R. Levi is of the view that the sacrificial practices were simply circumstantial and that: 

“the ideal and indigenous Judaism would have existed without any sacrifices” (Regev 2006:130). 

This idea was later famously developed further by Maimonides (Guide to the Perplexed, 3:32) who maintained that permission for sacrifices was granted, as a temporary dispensation, to a primitive people who wanted to sacrifice just like all the other cultures around them. The plan was that with time they would be weaned off the need to offer sacrifices. This is why, according to Maimonides, in the future when humankind has outgrown the need to sacrifice – in the Third Temple era − there would be no sacrifices. They would be abolished because of their essentially flawed tenuous spiritual origins. 

R. Levi, in Vayikra Rabba, was the first to have dealt a severe blow to the hitherto sacrosanct institution of the sacrifices − the spiritual trump card of the Sadducees. R. Levi epitomised the ideology emphasising the independence of the nascent rabbinic class rising out of the Pharisees, and rising up against the Sadducees, to emerge as the next dominant force within Judaism. The Sage will now take the place of the Priest in Judaism: 

Conclusion

The struggle between the Pharisees and the Sadducees was not just about politics because: 

“[b]ehind very specific halakhic controversies are hidden traces of competing cosmologies and cultural paradigms that lay at the base of the development of ancient Judaism” (Regev 2006:140). 

The contribution of the new rabbinic worldview is that forging a bond with G-d and observance of the mitzvot is not dependent upon a priestly class, but within the reach of every Jew (under the guidance of the rabbinic class). The Pharisaic-rabbinic social system is far more individualistic than the hierarchic and totalitarian structures of the Sadducees. 

Analysis

The move from Sadducean and priestly omnisignificance − where everything was clouded in mystery and complex symbolism − to Pharisean and rabbinic pragmatism, did not last long.

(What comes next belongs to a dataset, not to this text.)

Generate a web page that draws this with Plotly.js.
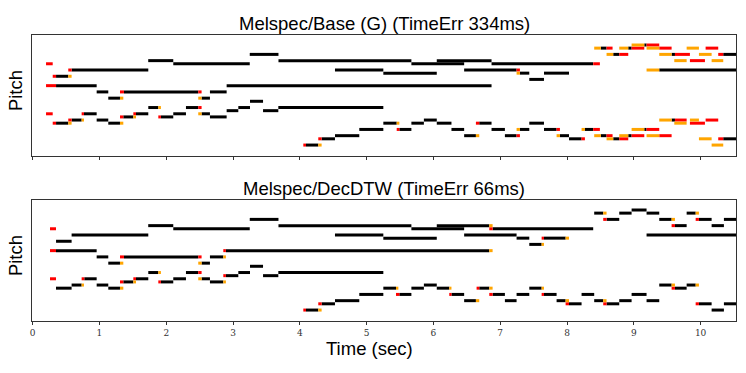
<!DOCTYPE html>
<html>
<head>
<meta charset="utf-8">
<script src="https://cdn.plot.ly/plotly-3.0.1.min.js"></script>
<style>html,body{margin:0;padding:0;background:#fff;}#chart{width:746px;height:373px;}</style>
</head>
<body>
<div id="chart"></div>
<script>
// Each note segment: [start time (sec), end time (sec), pitch index]
const baseBlack = [
 [1.73,2.105,27],[2.105,3.25,26],[3.25,3.68,29],[3.68,5.67,27],[5.67,6.46,26],[6.05,6.87,27],[6.87,8.39,26],
 [0.583,1.731,24],[4.526,5.25,24],[5.25,6.05,23],[6.46,7.245,24],[7.295,7.435,23],[7.435,7.655,21],[7.655,8.03,23],
 [0.35,0.533,22],[0.35,0.958,19],[2.904,6.87,19],
 [0.958,1.132,17],[1.367,2.479,17],[2.654,2.904,17],
 [1.132,1.307,15],[2.529,2.654,15],[3.254,3.449,14],
 [1.731,1.881,12],[2.295,2.479,12],[3.079,3.254,12],[3.678,5.25,12],
 [2.904,3.079,11],[3.449,3.678,11],
 [0.768,0.958,10],[1.547,1.731,10],[2.105,2.295,10],[2.529,2.654,10],
 [1.357,1.507,9],[1.92,2.105,9],[2.654,2.904,9],
 [0.583,0.733,8],[0.958,1.132,8],[5.857,6.05,8],
 [0.35,0.533,7],[1.132,1.307,7],[5.25,5.45,7],[5.67,5.857,7],[6.05,6.27,7],[6.686,6.87,7],[7.435,7.655,7],
 [4.89,5.25,5],[5.49,5.67,5],[6.27,6.46,5],[6.87,7.07,5],[7.295,7.435,5],[7.655,7.844,5],
 [4.526,4.89,3],[6.46,6.636,3],[7.07,7.245,3],[7.894,8.03,3],
 [4.326,4.526,2],[8.03,8.218,2],
 [4.092,4.276,0],
 [9.157,9.191,32],[8.507,8.592,31],[8.917,8.967,31],[8.692,8.782,29],[9.566,9.616,29],[10.339,10.53,29],[9.381,10.53,24],
 [9.566,9.616,8],[8.268,8.392,5],[9.157,9.191,5],[8.507,8.592,3],[8.917,8.967,3],[8.692,8.782,2],[10.339,10.53,2]
];
const baseRed = [
 [0.2,0.3,26],[0.533,0.583,24],[0.3,0.35,22],[0.2,0.35,19],[1.307,1.367,17],[2.479,2.529,17],[2.479,2.529,12],
 [0.2,0.3,10],[0.733,0.768,10],[1.507,1.547,10],[1.307,1.357,9],[1.881,1.92,9],[0.533,0.583,8],[0.3,0.35,7],
 [4.276,4.326,2],[4.052,4.092,0],[5.45,5.49,5],[6.636,6.686,7],[7.245,7.295,3],[7.245,7.295,24],
 [8.392,8.492,26],[9.191,9.381,32],[8.592,8.682,31],[8.967,9.157,31],[9.381,9.566,31],[10.075,10.264,31],
 [8.782,8.917,29],[9.616,9.84,29],[10.264,10.339,29],[9.84,10.065,27],
 [9.616,9.791,8],[10.075,10.264,8],[9.84,10.065,7],[7.844,7.894,5],[8.392,8.492,5],[9.191,9.381,5],
 [8.592,8.682,3],[8.967,9.157,3],[9.381,9.566,3],[8.218,8.268,2],[8.782,8.917,2],[10.264,10.339,2]
];
const baseOrange = [
 [0.533,0.583,22],[1.307,1.357,15],[2.479,2.529,15],[1.881,1.92,12],[2.479,2.529,10],[1.507,1.547,9],[0.733,0.768,8],[0.533,0.583,7],[1.307,1.357,7],
 [4.276,4.326,0],[5.45,5.49,7],[6.636,6.686,3],[7.245,7.295,5],[7.245,7.295,23],
 [8.967,9.157,32],[8.407,8.507,31],[8.782,8.917,31],[9.191,9.381,31],[9.791,9.975,31],
 [8.592,8.692,29],[9.381,9.566,29],[9.975,10.165,29],[9.606,9.791,27],[10.165,10.339,27],[9.191,9.381,24],
 [9.381,9.566,8],[9.84,9.975,8],[9.606,9.791,7],[8.218,8.268,5],[8.967,9.157,5],
 [7.844,7.894,3],[8.407,8.507,3],[8.782,8.917,3],[9.191,9.381,3],[8.592,8.692,2],[9.975,10.165,2],[10.165,10.339,0]
];
const dtwBlack = [
 [1.73,2.105,27],[3.68,5.67,27],[6.05,6.836,27],
 [2.105,3.25,26],[5.67,6.46,26],[6.886,8.392,26],
 [3.25,3.68,29],[8.592,8.782,29],[9.381,9.566,29],[9.975,10.165,29],[10.349,10.53,29],
 [8.967,9.191,32],
 [8.407,8.542,31],[8.782,8.967,31],[9.191,9.381,31],[9.791,9.926,31],
 [9.616,9.791,27],[10.165,10.349,27],
 [0.583,1.731,24],[4.526,5.25,24],[6.46,7.245,24],[9.191,10.53,24],
 [5.25,6.05,23],[7.245,7.435,23],[7.655,7.979,23],
 [7.435,7.62,21],
 [0.35,0.583,22],
 [0.349,0.958,19],[2.893,6.836,19],
 [0.958,1.132,17],[1.367,2.479,17],[2.654,2.854,17],
 [1.132,1.307,15],[2.529,2.654,15],
 [3.254,3.449,14],
 [1.731,1.881,12],[2.295,2.479,12],[3.079,3.254,12],[3.678,5.25,12],
 [2.893,3.079,11],[3.449,3.678,11],
 [0.773,0.958,10],[1.547,1.731,10],[2.105,2.295,10],[2.529,2.654,10],
 [1.357,1.507,9],[1.92,2.105,9],[2.654,2.854,9],
 [0.583,0.733,8],[0.958,1.132,8],[5.857,6.05,8],[9.381,9.566,8],[9.791,9.926,8],
 [0.349,0.583,7],[1.132,1.307,7],[5.25,5.44,7],[5.67,5.857,7],[6.05,6.237,7],[6.686,6.836,7],[7.435,7.62,7],[9.616,9.791,7],
 [4.89,5.25,5],[5.49,5.67,5],[6.27,6.46,5],[6.886,7.07,5],[7.245,7.435,5],[7.655,7.844,5],[8.218,8.407,5],[8.967,9.191,5],
 [4.526,4.89,3],[6.46,6.636,3],[7.07,7.245,3],[7.844,7.979,3],[8.407,8.542,3],[8.782,8.967,3],[9.191,9.381,3],
 [4.326,4.526,2],[8.03,8.218,2],[8.592,8.782,2],[9.975,10.165,2],[10.349,10.53,2],
 [4.092,4.276,0],[10.165,10.349,0]
];
const dtwRed = [
 [0.259,0.349,26],[0.259,0.349,19],[0.259,0.349,10],
 [1.307,1.367,17],[2.479,2.529,17],[2.479,2.529,12],
 [0.733,0.773,10],[1.507,1.547,10],[1.307,1.357,9],[1.881,1.92,9],
 [2.854,2.893,19],[2.854,2.893,11],
 [4.276,4.326,2],[4.052,4.092,0],
 [5.44,5.49,5],[6.237,6.27,5],[6.646,6.686,7],[6.836,6.886,5],[6.836,6.886,26],
 [7.62,7.655,23],[7.62,7.655,5],
 [8.542,8.592,29],[9.926,9.975,29],[9.566,9.616,27],
 [7.979,8.03,2],[8.542,8.592,2],[9.926,9.975,2],[9.566,9.616,7]
];
const dtwOrange = [
 [1.307,1.357,15],[2.479,2.529,15],[1.881,1.92,12],[2.479,2.529,10],[1.507,1.547,9],[0.733,0.768,8],[1.307,1.357,7],
 [2.854,2.893,17],[2.854,2.893,9],
 [4.276,4.326,0],
 [5.44,5.475,7],[6.237,6.27,7],[6.636,6.686,3],[6.836,6.886,7],[6.836,6.886,27],[6.836,6.886,19],
 [7.62,7.655,21],[7.62,7.655,7],[7.979,8.03,23],[7.979,8.03,3],
 [8.542,8.592,31],[9.926,9.975,31],[9.566,9.616,29],
 [8.542,8.592,3],[9.566,9.616,8],[9.926,9.975,8]
];
const panelTitles = ["Melspec/Base (G) (TimeErr 334ms)", "Melspec/DecDTW (TimeErr 66ms)"];
const xTicks = [0,1,2,3,4,5,6,7,8,9,10];

function segTrace(list, color, xa, ya) {
  const x = [], y = [];
  list.forEach(s => { x.push(s[0], s[1], null); y.push(s[2], s[2], null); });
  return {type:'scatter', mode:'lines', x:x, y:y, xaxis:xa, yaxis:ya,
          line:{color:color, width:3}, hoverinfo:'skip', showlegend:false, connectgaps:false};
}
const RED = '#ff0000', ORANGE = '#ffa500', BLACK = '#000000';
const data = [
  segTrace(baseBlack, BLACK, 'x', 'y'),
  segTrace(baseRed, RED, 'x', 'y'),
  segTrace(baseOrange, ORANGE, 'x', 'y'),
  segTrace(dtwBlack, BLACK, 'x2', 'y2'),
  segTrace(dtwRed, RED, 'x2', 'y2'),
  segTrace(dtwOrange, ORANGE, 'x2', 'y2')
];

const frame = {showline:true, mirror:true, linecolor:'#333', linewidth:1, showgrid:false, zeroline:false};
const txtFont = {family:'Liberation Sans, Arial, sans-serif', size:18.5, color:'#000'};
const layout = {
  width:746, height:373,
  margin:{l:32, r:10, t:35, b:52},
  paper_bgcolor:'#fff', plot_bgcolor:'#fff', showlegend:false,
  xaxis: Object.assign({anchor:'y', range:[-0.01,10.53], tickmode:'array', tickvals:xTicks,
          showticklabels:false, ticks:'outside', ticklen:3, tickcolor:'#333'}, frame),
  yaxis: Object.assign({anchor:'x', domain:[0.5769,1], range:[-3.5,35.2], showticklabels:false, ticks:''}, frame),
  xaxis2: Object.assign({anchor:'y2', range:[-0.01,10.53], tickmode:'array', tickvals:xTicks,
          ticktext:xTicks.map(String), showticklabels:true, ticks:'outside', ticklen:3, tickcolor:'#333',
          tickfont:{family:'DejaVu Serif, Liberation Serif, serif', size:9, color:'#333'}}, frame),
  yaxis2: Object.assign({anchor:'x2', domain:[0,0.4231], range:[-3.5,35.2], showticklabels:false, ticks:''}, frame),
  annotations:[
    {text:panelTitles[0], xref:'paper', yref:'paper', x:0.5, y:1, xanchor:'center', yanchor:'bottom', yshift:-1, showarrow:false, font:txtFont},
    {text:panelTitles[1], xref:'paper', yref:'paper', x:0.5, y:0.4231, xanchor:'center', yanchor:'bottom', yshift:-1, showarrow:false, font:txtFont},
    {text:'Pitch', xref:'paper', yref:'paper', x:-0.0241, y:0.804, xanchor:'center', yanchor:'middle', textangle:-90, showarrow:false, font:txtFont},
    {text:'Pitch', xref:'paper', yref:'paper', x:-0.0241, y:0.227, xanchor:'center', yanchor:'middle', textangle:-90, showarrow:false, font:txtFont},
    {text:'Time (sec)', xref:'paper', yref:'paper', x:0.48, y:-0.097, xanchor:'center', yanchor:'middle', borderpad:0, showarrow:false, font:txtFont}
  ]
};
Plotly.newPlot('chart', data, layout, {staticPlot:true, displayModeBar:false});
</script>
</body>
</html>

Soon the pendulum swung right back in the opposite direction and the general rabbinic world (bar some notable exceptions like Maimonides) reverted to the old worldview of Sadduccean mystery and complex symbolism, only this time clothed in rabbinic, and no longer priestly, garb.



[1] Regev, E., 2006, ‘The Sadducees, the Pharisees, and the Sacred: Meaning and Ideology in the Halakhic Controversies between the Sadducees and Pharisees’, in Review of Rabbinic Judaism, vol. 9, no. 1, 126-140.

[2] The broader Hellenistic period was between 323 BCE and 30 BCE (sometimes extended to 330 CE) (https://www.britannica.com/event/Hellenistic-Age).

[3] The Mishnaic period was from 10-210CE.

[4] Although there are some differences between them, the Sadducees and Boethusians are often associated with each other.

[5] On the evening following the first day of Pesach, they would harvest barley near Jerusalem and grind it into fine flour to bring it as a mincha offering the next day. The problem was when that evening coincides with Shabbat. Some rabbis suggested limiting the amount harvested as well as the number of individuals involved in the process.

[6] Square brackets are mine. Regev, after consulting the Pesher Nahum from Qumran,13, identified these supporters with Manasseh, the Qumranic term for the Sadducees.

[7] Ant. 13:294.

[8] The ancient chronicle text of Megillat Taanit literally means "the Scroll of Fasting.” However it instead   prohibited fasting and promoted feasting. It was written to commemorate 35 victorious days on which to celebrate.

[9] Square brackets are mine.

[10] Square brackets are mine.

1 comment:

  1. Both views have merit. I like the noble views of the Sadducees protecting holiness at all costs but if that means being Taliban strict then the appeal falls away. The Pharisees seem to have made Judaism more portable for the exile. Today one may ask, where is the nobility element to be found? I also think that the mystical Inner element needs to be there as it provides excitement and a reason to explore Judaism and not have it as static and maybe taken for granted.